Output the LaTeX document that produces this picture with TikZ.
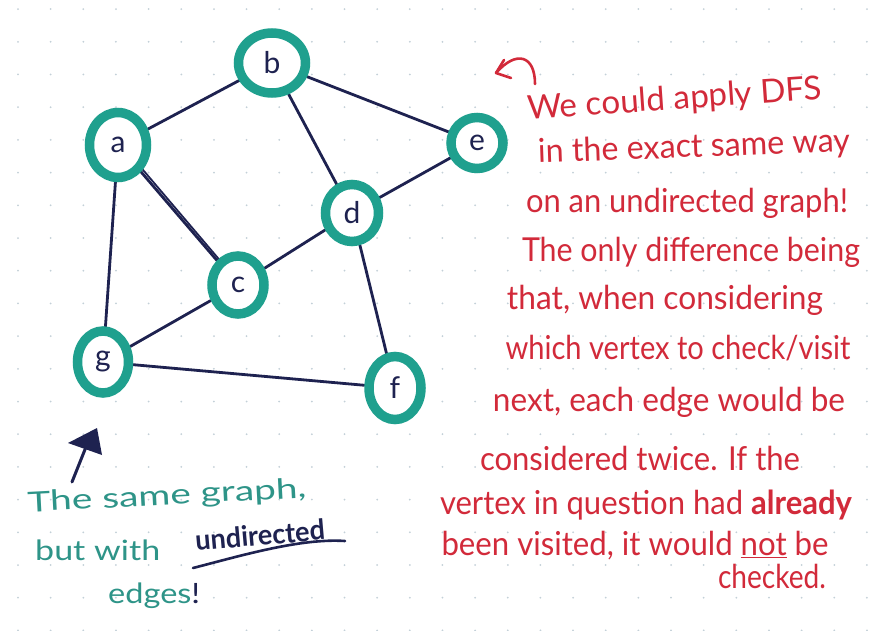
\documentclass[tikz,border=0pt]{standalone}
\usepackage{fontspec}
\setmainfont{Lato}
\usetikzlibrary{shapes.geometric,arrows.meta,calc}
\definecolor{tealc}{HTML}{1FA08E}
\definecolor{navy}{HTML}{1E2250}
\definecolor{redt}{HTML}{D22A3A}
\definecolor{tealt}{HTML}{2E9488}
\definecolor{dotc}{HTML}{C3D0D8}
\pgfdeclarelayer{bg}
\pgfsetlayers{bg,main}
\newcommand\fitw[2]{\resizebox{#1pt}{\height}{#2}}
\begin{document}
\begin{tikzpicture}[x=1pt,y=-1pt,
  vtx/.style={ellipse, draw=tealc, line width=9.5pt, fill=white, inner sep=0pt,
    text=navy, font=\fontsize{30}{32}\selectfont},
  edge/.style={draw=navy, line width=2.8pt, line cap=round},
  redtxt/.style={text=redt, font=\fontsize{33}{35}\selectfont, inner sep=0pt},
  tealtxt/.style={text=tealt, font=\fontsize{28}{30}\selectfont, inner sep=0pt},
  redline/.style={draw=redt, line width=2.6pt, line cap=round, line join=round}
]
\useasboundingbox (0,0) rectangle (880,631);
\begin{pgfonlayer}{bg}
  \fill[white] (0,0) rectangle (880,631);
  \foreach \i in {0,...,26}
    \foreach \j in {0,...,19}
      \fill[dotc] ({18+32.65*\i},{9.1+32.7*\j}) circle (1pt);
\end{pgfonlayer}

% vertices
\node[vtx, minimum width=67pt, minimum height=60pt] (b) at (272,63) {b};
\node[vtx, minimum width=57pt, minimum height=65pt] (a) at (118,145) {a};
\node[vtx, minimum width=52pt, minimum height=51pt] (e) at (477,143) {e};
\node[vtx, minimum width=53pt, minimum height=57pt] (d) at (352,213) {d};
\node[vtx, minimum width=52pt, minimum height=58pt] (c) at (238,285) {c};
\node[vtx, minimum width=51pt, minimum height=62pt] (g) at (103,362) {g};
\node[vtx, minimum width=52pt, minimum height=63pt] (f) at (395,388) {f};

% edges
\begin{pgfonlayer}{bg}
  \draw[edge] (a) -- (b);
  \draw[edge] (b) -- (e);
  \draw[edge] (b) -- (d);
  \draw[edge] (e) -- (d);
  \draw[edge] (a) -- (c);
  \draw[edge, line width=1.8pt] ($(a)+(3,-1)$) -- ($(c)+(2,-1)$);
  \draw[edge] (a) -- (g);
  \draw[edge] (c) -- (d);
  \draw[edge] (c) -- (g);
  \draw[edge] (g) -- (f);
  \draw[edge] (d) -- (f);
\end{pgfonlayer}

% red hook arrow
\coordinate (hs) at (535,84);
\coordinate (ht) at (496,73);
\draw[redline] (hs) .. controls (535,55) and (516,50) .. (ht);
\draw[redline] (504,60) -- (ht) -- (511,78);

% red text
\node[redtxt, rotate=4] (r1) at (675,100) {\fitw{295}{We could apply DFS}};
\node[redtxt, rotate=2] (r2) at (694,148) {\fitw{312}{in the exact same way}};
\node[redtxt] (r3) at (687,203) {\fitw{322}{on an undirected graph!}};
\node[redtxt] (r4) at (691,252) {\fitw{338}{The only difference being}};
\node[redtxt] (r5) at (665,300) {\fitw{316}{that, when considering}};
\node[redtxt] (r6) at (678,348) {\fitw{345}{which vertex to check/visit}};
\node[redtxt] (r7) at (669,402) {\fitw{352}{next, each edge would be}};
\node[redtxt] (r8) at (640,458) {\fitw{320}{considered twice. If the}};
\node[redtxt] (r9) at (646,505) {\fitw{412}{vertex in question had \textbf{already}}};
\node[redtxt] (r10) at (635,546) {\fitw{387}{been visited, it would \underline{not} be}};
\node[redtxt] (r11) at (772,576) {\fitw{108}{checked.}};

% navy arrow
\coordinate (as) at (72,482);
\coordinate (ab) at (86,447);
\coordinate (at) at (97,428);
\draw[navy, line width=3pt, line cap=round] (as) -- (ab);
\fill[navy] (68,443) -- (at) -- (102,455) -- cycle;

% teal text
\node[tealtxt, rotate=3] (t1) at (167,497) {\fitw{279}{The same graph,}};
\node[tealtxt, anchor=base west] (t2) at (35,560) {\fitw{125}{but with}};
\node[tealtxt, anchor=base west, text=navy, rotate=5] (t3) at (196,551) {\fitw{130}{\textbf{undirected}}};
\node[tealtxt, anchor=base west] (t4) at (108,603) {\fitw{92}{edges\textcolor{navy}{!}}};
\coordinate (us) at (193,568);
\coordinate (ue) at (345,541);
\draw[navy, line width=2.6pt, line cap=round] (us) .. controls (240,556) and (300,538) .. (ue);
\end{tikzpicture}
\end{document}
* * *
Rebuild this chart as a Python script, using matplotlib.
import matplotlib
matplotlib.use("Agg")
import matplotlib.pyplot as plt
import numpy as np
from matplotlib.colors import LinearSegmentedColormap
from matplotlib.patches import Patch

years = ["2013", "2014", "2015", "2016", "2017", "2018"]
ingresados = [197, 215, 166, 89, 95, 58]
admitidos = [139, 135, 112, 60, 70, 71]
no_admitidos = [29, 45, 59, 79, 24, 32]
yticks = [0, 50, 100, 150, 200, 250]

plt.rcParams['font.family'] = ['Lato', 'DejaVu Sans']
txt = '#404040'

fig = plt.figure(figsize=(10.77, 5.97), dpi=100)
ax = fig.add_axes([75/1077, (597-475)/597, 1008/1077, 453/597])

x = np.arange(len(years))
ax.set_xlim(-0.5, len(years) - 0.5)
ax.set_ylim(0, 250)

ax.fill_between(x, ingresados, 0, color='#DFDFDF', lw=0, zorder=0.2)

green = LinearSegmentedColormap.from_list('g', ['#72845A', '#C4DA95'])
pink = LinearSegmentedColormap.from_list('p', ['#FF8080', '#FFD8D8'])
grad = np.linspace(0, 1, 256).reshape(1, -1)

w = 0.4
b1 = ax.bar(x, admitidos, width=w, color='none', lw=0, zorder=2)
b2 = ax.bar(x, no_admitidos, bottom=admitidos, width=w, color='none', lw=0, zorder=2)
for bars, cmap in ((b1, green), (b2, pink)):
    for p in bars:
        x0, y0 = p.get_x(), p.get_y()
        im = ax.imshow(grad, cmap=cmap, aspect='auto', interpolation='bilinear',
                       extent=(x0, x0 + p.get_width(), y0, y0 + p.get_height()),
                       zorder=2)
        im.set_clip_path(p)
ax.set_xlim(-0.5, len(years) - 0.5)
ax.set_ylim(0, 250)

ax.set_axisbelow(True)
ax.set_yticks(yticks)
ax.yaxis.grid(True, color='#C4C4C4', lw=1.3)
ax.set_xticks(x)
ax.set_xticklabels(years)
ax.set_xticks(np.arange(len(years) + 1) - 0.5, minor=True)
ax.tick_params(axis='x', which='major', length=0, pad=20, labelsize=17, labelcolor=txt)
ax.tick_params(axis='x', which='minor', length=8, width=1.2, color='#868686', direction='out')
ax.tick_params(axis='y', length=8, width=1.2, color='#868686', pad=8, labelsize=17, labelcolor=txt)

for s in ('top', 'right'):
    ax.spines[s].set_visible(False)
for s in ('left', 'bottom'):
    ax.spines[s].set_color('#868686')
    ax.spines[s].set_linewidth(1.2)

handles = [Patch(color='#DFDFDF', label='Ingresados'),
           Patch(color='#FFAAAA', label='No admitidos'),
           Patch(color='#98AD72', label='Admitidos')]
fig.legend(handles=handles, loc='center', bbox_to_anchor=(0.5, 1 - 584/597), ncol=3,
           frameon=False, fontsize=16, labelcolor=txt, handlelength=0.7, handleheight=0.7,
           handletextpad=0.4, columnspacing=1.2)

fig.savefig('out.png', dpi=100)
...
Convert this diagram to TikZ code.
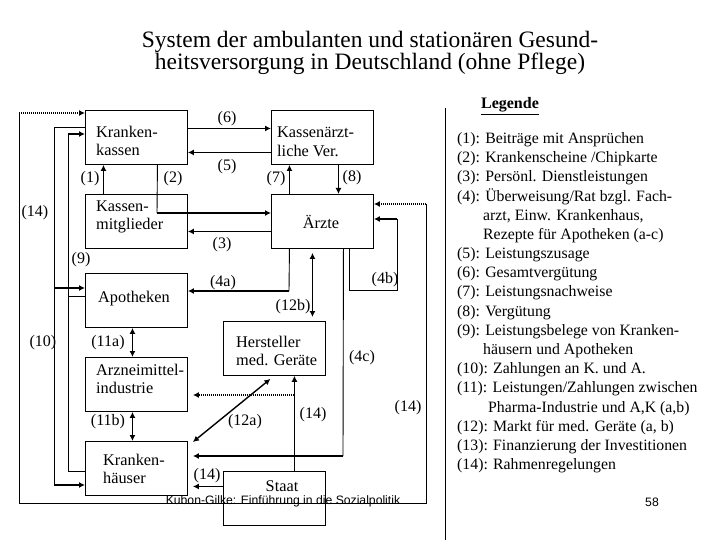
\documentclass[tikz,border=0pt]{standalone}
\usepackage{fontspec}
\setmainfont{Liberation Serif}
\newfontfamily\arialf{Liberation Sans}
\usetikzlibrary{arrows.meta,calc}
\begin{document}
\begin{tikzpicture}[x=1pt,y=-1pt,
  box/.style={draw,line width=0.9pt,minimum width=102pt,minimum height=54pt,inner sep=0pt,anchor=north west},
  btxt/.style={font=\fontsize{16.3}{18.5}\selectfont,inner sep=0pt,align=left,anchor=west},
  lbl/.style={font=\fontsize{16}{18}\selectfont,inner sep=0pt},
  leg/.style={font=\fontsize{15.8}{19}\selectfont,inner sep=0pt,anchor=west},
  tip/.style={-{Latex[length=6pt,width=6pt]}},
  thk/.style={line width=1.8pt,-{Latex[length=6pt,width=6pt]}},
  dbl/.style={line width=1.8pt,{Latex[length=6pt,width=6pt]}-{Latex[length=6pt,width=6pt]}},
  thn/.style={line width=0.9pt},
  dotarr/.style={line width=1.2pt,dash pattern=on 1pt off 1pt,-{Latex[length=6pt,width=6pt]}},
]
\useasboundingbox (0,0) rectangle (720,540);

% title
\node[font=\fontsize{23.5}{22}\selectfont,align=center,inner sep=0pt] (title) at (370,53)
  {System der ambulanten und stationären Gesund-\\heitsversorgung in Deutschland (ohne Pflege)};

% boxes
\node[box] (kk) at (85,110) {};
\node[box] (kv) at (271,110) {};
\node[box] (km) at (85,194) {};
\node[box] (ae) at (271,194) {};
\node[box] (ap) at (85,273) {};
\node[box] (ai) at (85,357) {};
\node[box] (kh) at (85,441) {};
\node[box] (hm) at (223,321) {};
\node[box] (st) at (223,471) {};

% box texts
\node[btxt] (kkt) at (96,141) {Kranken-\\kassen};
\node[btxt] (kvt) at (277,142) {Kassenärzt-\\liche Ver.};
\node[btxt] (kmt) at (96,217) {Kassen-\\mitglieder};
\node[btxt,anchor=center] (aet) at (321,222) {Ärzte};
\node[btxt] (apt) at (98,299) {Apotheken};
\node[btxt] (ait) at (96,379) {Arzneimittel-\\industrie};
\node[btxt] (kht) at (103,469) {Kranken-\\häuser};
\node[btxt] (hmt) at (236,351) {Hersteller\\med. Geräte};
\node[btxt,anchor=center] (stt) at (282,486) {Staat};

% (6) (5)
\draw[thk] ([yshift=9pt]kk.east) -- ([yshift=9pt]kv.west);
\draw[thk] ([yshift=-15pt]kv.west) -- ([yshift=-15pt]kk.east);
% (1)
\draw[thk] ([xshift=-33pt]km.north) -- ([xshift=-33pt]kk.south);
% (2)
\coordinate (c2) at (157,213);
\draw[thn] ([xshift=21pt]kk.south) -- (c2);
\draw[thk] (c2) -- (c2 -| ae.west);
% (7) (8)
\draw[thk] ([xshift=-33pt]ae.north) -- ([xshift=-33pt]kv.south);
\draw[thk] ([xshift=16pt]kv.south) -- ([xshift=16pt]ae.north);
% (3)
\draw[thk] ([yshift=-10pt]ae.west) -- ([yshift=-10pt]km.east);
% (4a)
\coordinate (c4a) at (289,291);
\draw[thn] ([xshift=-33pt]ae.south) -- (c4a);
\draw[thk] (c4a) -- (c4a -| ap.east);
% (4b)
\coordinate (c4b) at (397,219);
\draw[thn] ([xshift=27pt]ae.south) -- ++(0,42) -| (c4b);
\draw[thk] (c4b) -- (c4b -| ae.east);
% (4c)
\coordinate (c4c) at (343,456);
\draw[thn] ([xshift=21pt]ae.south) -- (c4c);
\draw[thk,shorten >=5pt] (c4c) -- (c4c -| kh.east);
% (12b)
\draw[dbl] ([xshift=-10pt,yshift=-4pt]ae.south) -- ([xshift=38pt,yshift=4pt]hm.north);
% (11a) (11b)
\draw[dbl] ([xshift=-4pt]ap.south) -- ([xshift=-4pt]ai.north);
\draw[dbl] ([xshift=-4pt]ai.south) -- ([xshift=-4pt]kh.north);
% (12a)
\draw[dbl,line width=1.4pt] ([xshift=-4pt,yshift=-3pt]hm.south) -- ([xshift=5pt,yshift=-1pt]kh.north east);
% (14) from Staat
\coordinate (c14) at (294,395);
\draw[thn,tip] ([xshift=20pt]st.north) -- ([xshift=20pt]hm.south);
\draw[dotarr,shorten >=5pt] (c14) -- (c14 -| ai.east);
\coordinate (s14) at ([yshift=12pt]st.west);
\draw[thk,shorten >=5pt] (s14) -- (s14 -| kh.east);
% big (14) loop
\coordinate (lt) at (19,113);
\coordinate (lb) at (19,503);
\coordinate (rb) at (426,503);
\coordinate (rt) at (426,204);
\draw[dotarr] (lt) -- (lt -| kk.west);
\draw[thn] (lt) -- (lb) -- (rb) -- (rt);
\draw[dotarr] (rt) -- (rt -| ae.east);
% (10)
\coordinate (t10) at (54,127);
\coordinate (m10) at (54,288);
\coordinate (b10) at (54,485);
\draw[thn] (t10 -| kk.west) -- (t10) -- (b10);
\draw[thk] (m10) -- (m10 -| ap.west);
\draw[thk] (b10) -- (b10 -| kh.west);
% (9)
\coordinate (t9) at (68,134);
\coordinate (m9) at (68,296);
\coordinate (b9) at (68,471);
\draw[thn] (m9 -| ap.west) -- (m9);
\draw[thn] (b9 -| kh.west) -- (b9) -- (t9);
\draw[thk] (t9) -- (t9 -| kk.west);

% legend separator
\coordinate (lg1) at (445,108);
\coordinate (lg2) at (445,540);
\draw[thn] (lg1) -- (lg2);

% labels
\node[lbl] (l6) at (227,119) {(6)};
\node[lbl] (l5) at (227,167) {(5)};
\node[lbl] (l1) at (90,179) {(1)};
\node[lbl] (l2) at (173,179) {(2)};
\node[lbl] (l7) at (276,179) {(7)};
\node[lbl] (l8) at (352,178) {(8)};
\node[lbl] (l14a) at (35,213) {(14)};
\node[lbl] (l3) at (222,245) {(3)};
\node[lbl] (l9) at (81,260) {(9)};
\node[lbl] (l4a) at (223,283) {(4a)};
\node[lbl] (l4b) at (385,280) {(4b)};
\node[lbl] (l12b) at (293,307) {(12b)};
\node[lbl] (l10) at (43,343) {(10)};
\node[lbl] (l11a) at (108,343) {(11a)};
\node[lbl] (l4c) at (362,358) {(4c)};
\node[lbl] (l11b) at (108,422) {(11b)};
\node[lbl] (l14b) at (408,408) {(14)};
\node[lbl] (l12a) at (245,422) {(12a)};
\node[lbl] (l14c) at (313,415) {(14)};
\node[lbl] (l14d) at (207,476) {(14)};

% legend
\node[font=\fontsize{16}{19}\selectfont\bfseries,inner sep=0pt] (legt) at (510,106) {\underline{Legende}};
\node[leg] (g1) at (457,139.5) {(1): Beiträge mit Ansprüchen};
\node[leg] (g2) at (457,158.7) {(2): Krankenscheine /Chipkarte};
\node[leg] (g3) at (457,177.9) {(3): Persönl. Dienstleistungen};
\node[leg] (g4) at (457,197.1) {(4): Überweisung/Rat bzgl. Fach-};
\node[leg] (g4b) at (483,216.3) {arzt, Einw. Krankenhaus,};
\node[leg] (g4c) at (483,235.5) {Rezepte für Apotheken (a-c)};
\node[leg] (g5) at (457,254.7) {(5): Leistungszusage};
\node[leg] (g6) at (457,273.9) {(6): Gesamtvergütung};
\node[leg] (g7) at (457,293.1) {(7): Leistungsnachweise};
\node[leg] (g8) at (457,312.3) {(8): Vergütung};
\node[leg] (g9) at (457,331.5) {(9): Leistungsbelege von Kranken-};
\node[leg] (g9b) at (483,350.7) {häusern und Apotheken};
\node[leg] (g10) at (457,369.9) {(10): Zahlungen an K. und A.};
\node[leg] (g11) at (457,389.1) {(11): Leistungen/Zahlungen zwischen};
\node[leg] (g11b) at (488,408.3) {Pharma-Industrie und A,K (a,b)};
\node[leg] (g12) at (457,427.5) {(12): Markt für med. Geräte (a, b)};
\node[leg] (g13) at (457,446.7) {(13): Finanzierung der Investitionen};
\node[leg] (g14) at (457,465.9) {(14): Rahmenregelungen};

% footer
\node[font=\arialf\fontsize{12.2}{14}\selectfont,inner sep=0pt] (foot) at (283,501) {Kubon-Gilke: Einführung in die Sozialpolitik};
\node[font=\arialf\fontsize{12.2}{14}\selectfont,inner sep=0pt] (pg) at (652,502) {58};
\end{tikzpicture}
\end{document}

### GOAL OF THE EXERCISE
Set down exactly the lines from the line that contains "Rebuild this chart" to the line that contains "pad=8, labelsize=17, labelcolor=txt)", both lines included, and nothing more.

### RESPONSE
Rebuild this chart as a Python script, using matplotlib.
import matplotlib
matplotlib.use("Agg")
import matplotlib.pyplot as plt
import numpy as np
from matplotlib.colors import LinearSegmentedColormap
from matplotlib.patches import Patch

years = ["2013", "2014", "2015", "2016", "2017", "2018"]
ingresados = [197, 215, 166, 89, 95, 58]
admitidos = [139, 135, 112, 60, 70, 71]
no_admitidos = [29, 45, 59, 79, 24, 32]
yticks = [0, 50, 100, 150, 200, 250]

plt.rcParams['font.family'] = ['Lato', 'DejaVu Sans']
txt = '#404040'

fig = plt.figure(figsize=(10.77, 5.97), dpi=100)
ax = fig.add_axes([75/1077, (597-475)/597, 1008/1077, 453/597])

x = np.arange(len(years))
ax.set_xlim(-0.5, len(years) - 0.5)
ax.set_ylim(0, 250)

ax.fill_between(x, ingresados, 0, color='#DFDFDF', lw=0, zorder=0.2)

green = LinearSegmentedColormap.from_list('g', ['#72845A', '#C4DA95'])
pink = LinearSegmentedColormap.from_list('p', ['#FF8080', '#FFD8D8'])
grad = np.linspace(0, 1, 256).reshape(1, -1)

w = 0.4
b1 = ax.bar(x, admitidos, width=w, color='none', lw=0, zorder=2)
b2 = ax.bar(x, no_admitidos, bottom=admitidos, width=w, color='none', lw=0, zorder=2)
for bars, cmap in ((b1, green), (b2, pink)):
    for p in bars:
        x0, y0 = p.get_x(), p.get_y()
        im = ax.imshow(grad, cmap=cmap, aspect='auto', interpolation='bilinear',
                       extent=(x0, x0 + p.get_width(), y0, y0 + p.get_height()),
                       zorder=2)
        im.set_clip_path(p)
ax.set_xlim(-0.5, len(years) - 0.5)
ax.set_ylim(0, 250)

ax.set_axisbelow(True)
ax.set_yticks(yticks)
ax.yaxis.grid(True, color='#C4C4C4', lw=1.3)
ax.set_xticks(x)
ax.set_xticklabels(years)
ax.set_xticks(np.arange(len(years) + 1) - 0.5, minor=True)
ax.tick_params(axis='x', which='major', length=0, pad=20, labelsize=17, labelcolor=txt)
ax.tick_params(axis='x', which='minor', length=8, width=1.2, color='#868686', direction='out')
ax.tick_params(axis='y', length=8, width=1.2, color='#868686', pad=8, labelsize=17, labelcolor=txt)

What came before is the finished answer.